南非的情況比較特殊,總統同時是國家元首與政府首腦,做滿兩屆完整任期后必須卸任。此番連任的南非總統拉馬福薩,在2018年接替遭黨內逼宮下臺的祖馬而成為總統。這次,拉馬福薩經受了民意的考驗,正式開啟了自己的首個完整任期。
上述五個國家的領導人雖然都實現了連任,但贏的過程卻并非同樣輕松。從執政黨相對于主要反對黨的得票率(或議席數量)的領先優勢來看,可以將它們分成兩個陣營:“穩勝陣營”與“險勝陣營”。
印度和南非屬于“穩勝陣營”,其現任執政黨的得票率(或議席數量)遠遠超過最大反對黨。本文截稿時的統計結果是,莫迪領導的印度人民黨獲得55.8%的得票率(303席),而主要反對黨印度國大黨的得票率只有9.6%(52席)。南非執政黨非國大的得票率為57.51%(230席),主要反對黨民主聯盟的得票率僅為20.77%(84席)。
澳大利亞、以色列、印尼則屬于“險勝陣營”。這些國家的執政黨雖然贏得了大選,但領先反對黨的優勢不如“穩勝陣營”國家的執政黨那樣明顯。其中最出人意料的當屬澳大利亞,選前所有的預測機構都預測反對黨工黨將勝出,而最后是執政的自由黨-國家黨聯盟拿到了41.4%的得票率(78席),工黨僅拿到33.9%的得票率(67席)。
以色列的執政黨——利庫德集團獲得26.46%的得票率(36席),主要反對黨藍白黨緊隨其后,獲得了26.31%的得票率(35席)。若沒有那些強勢的右翼小黨作為堅強的盟友和后盾,內塔尼亞胡可能笑不到最后。印尼的執政黨與反對黨之間的選戰同樣膠著,最后執政黨陣營獲得55.5%的選票,反對黨陣營的得票率為44.5%,兩者差距并不懸殊。
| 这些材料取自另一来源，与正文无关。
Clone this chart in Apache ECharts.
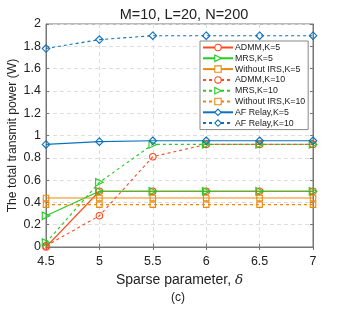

實現連任的首腦們,很大程度上會延續上屆任期的既定政策,但也多了一份將大膽政策付諸實施的底氣。比如,莫迪和內塔尼亞胡都以強硬的民族主義者形象示人。莫迪承諾勝選后以強硬立場應對分離主義武裝和克什米爾事務,印度可能加劇與“老對手”巴基斯坦的摩擦。內塔尼亞胡承諾勝選后將把以方在約旦河西岸建立的定居點劃為以色列領土,此舉將極大背離以色列目前執行的政策。
穩健派的佐科得以連任,則不但有利于印尼的穩定發展,同時也給中國吃了一顆定心丸。佐科的對手普拉博沃在大選中以“伊斯蘭教捍衛者”自居,在經濟政策方面主張限制外資、重新審查“一帶一路”項目。而有房地產商背景的佐科5年前剛上臺時,也曾祭出帶有經濟民族主義色彩的措施,近年來則對“一帶一路”持歡迎態度,主張加強與中國的經貿往來。因此,佐科的勝出對中國來說是某種利好。由于普拉博沃的選民基礎主要是收入高、受教育程度高的城市選民,而佐科的選民基礎主要是收入低、受教育程度低的鄉村選民,同時考慮到首都雅加達是人口達1200萬的大城市,佐科作出“遷都”的決定似乎就可以理解了。
南非作為南部非洲最強的國家,近年來國內問題叢生。拉馬福薩作為有商人背景的總統,在接替祖馬伊始強調反腐和提振經濟,后來迫于“經濟自由斗士”黨的聲勢,同意修憲以允許無償征用白人土地,加快向南非黑人重新分配土地。但在這次大選前夕,拉馬福薩強調團結、遠離種族主義,得到旅南華人群體的支持。至于澳大利亞,其對外政策帶有強烈的政黨標簽色彩,自由黨-國家黨聯盟長期堅持鞏固與英美國家的聯盟,因而其對華政策往往具有跟風性質。隨著華裔成為澳大利亞第一大少數族裔,澳對華政策會怎么變化,值得進一步觀察。